As an alternative space to contemporary urbanism, the Wilderness erodes and obscures borders rather than creating them. A confusing and restrictive web of connecting streets and walkways is rejected in favor of a de-differentiated ground that absorbs all these activities and more. This process can begin Immediately: All areas designated as part of the forest can be cleared while existing trees are preserved: asphalt can be ‘Hot Recycled” and reused for paving and repairs in other parts of the city, while the concrete can be pulverized and added to the soil. Once the site has been cleared in this manner, planting the site with clover (the tilling of which will add nitrogen and nutrients to the soil) will occupy the entire site and serve as a notice of a transformation. Next, a plant nursery will be created in a designated area on site, providing for an ongoing source of new plant material as well as educational opportunities for students and children. By 2015, The Wilderness will be well under way, and the planting of trees and management of the existing, nascent forest can be another event on site. Families who planted a tree together while visiting the city during 2015 may wish to return years later to see how it has grown.

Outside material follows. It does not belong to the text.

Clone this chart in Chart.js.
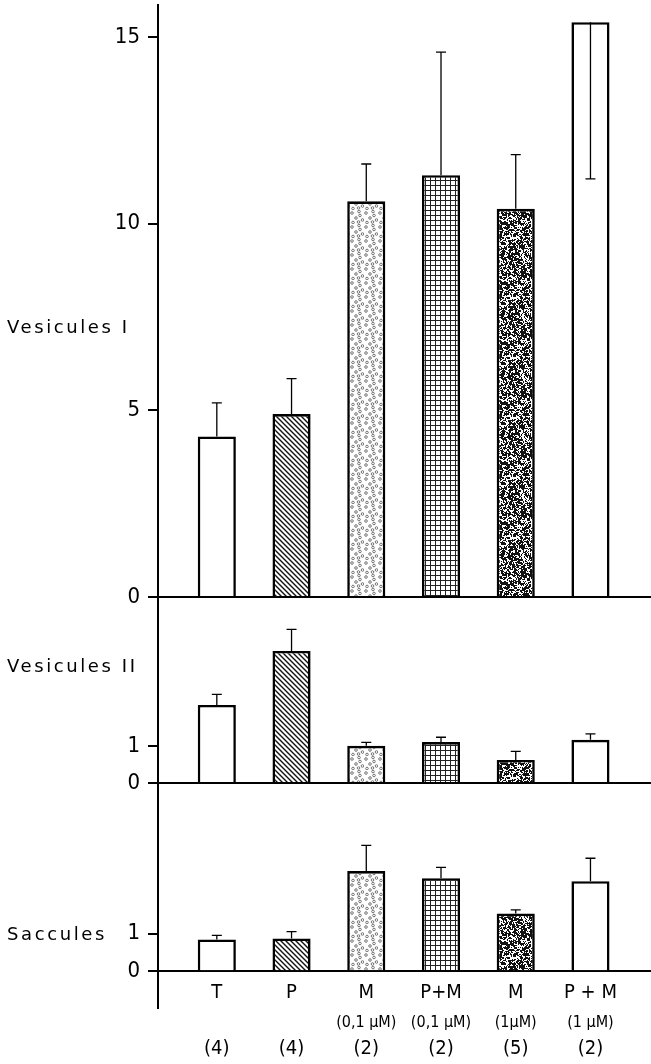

“In that gathering of men, at a time when utterance of sound was purely individual, from daily habits they fixed upon articulate words just as these had happened to come then, from indicating by name things in common use, the result was that is this chance way they began to talk, and thus originated conversation with on another.”Vitruvius, Ten Books on Architecture.

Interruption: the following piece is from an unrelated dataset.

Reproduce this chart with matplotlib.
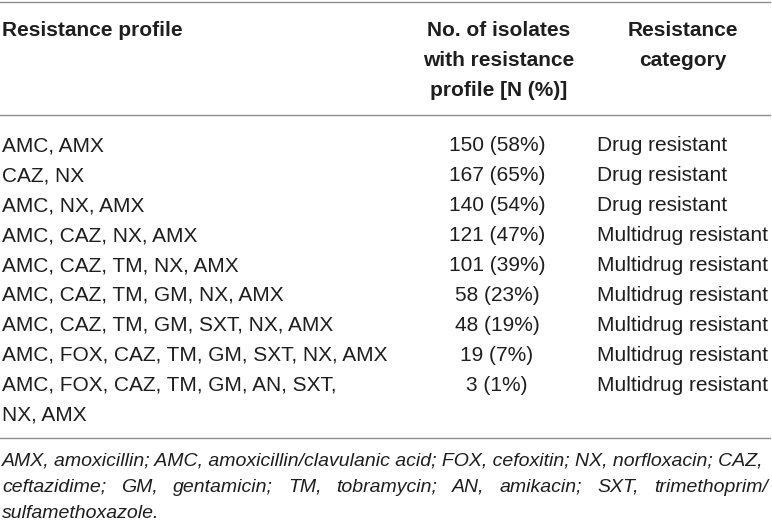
import matplotlib
matplotlib.use("Agg")
import matplotlib.pyplot as plt
from matplotlib.lines import Line2D

# table data
header_profile = "Resistance profile"
header_count = ["No. of isolates", "with resistance", "profile [N (%)]"]
header_category = ["Resistance", "category"]

profiles = [
    ["AMC, AMX"],
    ["CAZ, NX"],
    ["AMC, NX, AMX"],
    ["AMC, CAZ, NX, AMX"],
    ["AMC, CAZ, TM, NX, AMX"],
    ["AMC, CAZ, TM, GM, NX, AMX"],
    ["AMC, CAZ, TM, GM, SXT, NX, AMX"],
    ["AMC, FOX, CAZ, TM, GM, SXT, NX, AMX"],
    ["AMC, FOX, CAZ, TM, GM, AN, SXT,", "NX, AMX"],
]
n_isolates = [150, 167, 140, 121, 101, 58, 48, 19, 3]
percent = [58, 65, 54, 47, 39, 23, 19, 7, 1]
category = ["Drug resistant"] * 3 + ["Multidrug resistant"] * 6

footnote = [
    "AMX, amoxicillin; AMC, amoxicillin/clavulanic acid; FOX, cefoxitin; NX, norfloxacin; CAZ,",
    "ceftazidime; GM, gentamicin; TM, tobramycin; AN, amikacin; SXT, trimethoprim/",
    "sulfamethoxazole.",
]

W, H = 772, 525
fig = plt.figure(figsize=(W / 100, H / 100), dpi=100)
fig.patch.set_facecolor("white")

txt_col = "#1e1e1e"
rule_col = "#8f8f8f"
font = "Liberation Sans"


def fy(y):
    return 1 - y / H


def fx(x):
    return x / W


def put(x, y, s, ha="left", weight="normal", size=15, style="normal"):
    # y is the vertical centre of the capitals, in pixels from the top
    cap = size * 100 / 72 * 0.716
    return fig.text(fx(x), fy(y + cap / 2), s, ha=ha, va="baseline",
                    fontsize=size, fontweight=weight, fontstyle=style,
                    family=font, color=txt_col)


def rule(y):
    fig.add_artist(Line2D([fx(0), fx(770)], [fy(y), fy(y)],
                          color=rule_col, lw=1.0, transform=fig.transFigure))


rule(1.5)
rule(115)
rule(438)

# header
put(2, 29, header_profile, weight="bold")
for k, s in enumerate(header_count):
    put(499, 29 + 30 * k, s, ha="center", weight="bold")
for k, s in enumerate(header_category):
    put(683, 29 + 30 * k, s, ha="center", weight="bold")

# body
row_y = 144
pitch = 29.9
for prof, n, p, cat in zip(profiles, n_isolates, percent, category):
    for k, line in enumerate(prof):
        put(2, row_y + pitch * k, line)
    put(497, row_y, f"{n} ({p}%)", ha="center")
    put(597, row_y, cat)
    row_y += pitch * len(prof)

# footnote: first and last line set normally, second line justified
fig.canvas.draw()
renderer = fig.canvas.get_renderer()
fsize = 14.0
foot_y = [459, 485, 511]
for k, line in enumerate(footnote):
    if k != 1:
        put(2, foot_y[k], line, size=fsize, style="italic")
        continue
    words = line.split(" ")
    arts = [put(0, foot_y[k], w, size=fsize, style="italic") for w in words]
    widths = [a.get_window_extent(renderer).width for a in arts]
    gap = max((768 - 2 - sum(widths)) / (len(words) - 1), 3.0)
    x = 2
    for a, w in zip(arts, widths):
        a.set_x(fx(x))
        x += w + gap

fig.savefig("out.png", dpi=100, facecolor="white")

If the undifferentiated Wilderness is a space of excess, of abundance and life, of density, it also allows for the creation of the second type of space through subtraction: the Clearings. As Vitruvius pointed out over 2000 years ago, the clearing creates a common space, a space differentiated from its formless context that can become the collective space of communication. These clearings will be defined first as the absence of Wilderness, and second by the presence of “Carpets” – a hardscape treatment of the ground plane that maintains the clearing and provides a source of flexible, technical back up (outlets, controls for lights and sound, etc).Most of the clearings would most obviously be programmed by the adjacent Room, but they can also become a shared resource that helps bind rooms together.

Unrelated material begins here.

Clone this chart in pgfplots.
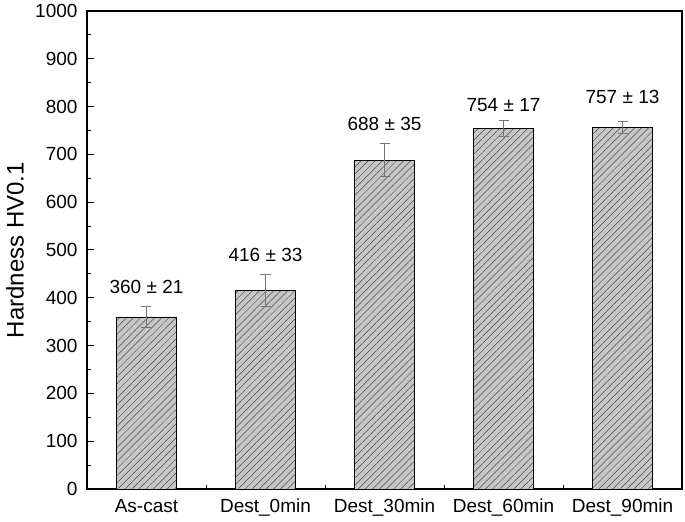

The buildings are called Rooms because what is important is their basic sense of enclosure. The interior of many of the Rooms is conceived as either hollow, or occupied by one or two large objects that define the building type (symphony hall, black-box theater, etc) and leave a remainder of circulation between the internal object and the exterior, volumetrically simple shell. This margin of excess facilitates the access strategy and creates flexibility. As is the nature of the Rooms, interface between the interior of the Rooms and the other spatial conditions of the site is precisely controlled. Relatively blank from the exterior, each Room should have several large apertures connecting interior and exterior where the interior objects meet the borders of the Room. This both creates a lantern-like sense of mystery about the interior of the objects, and for the potential opening up of interior performance spaces to the exterior Clearings or Wilderness. The stage of the Modern Music Center, for instance, faces the interior concert hall, but can also be opened to the MMC clearing, allowing for outdoor concerts.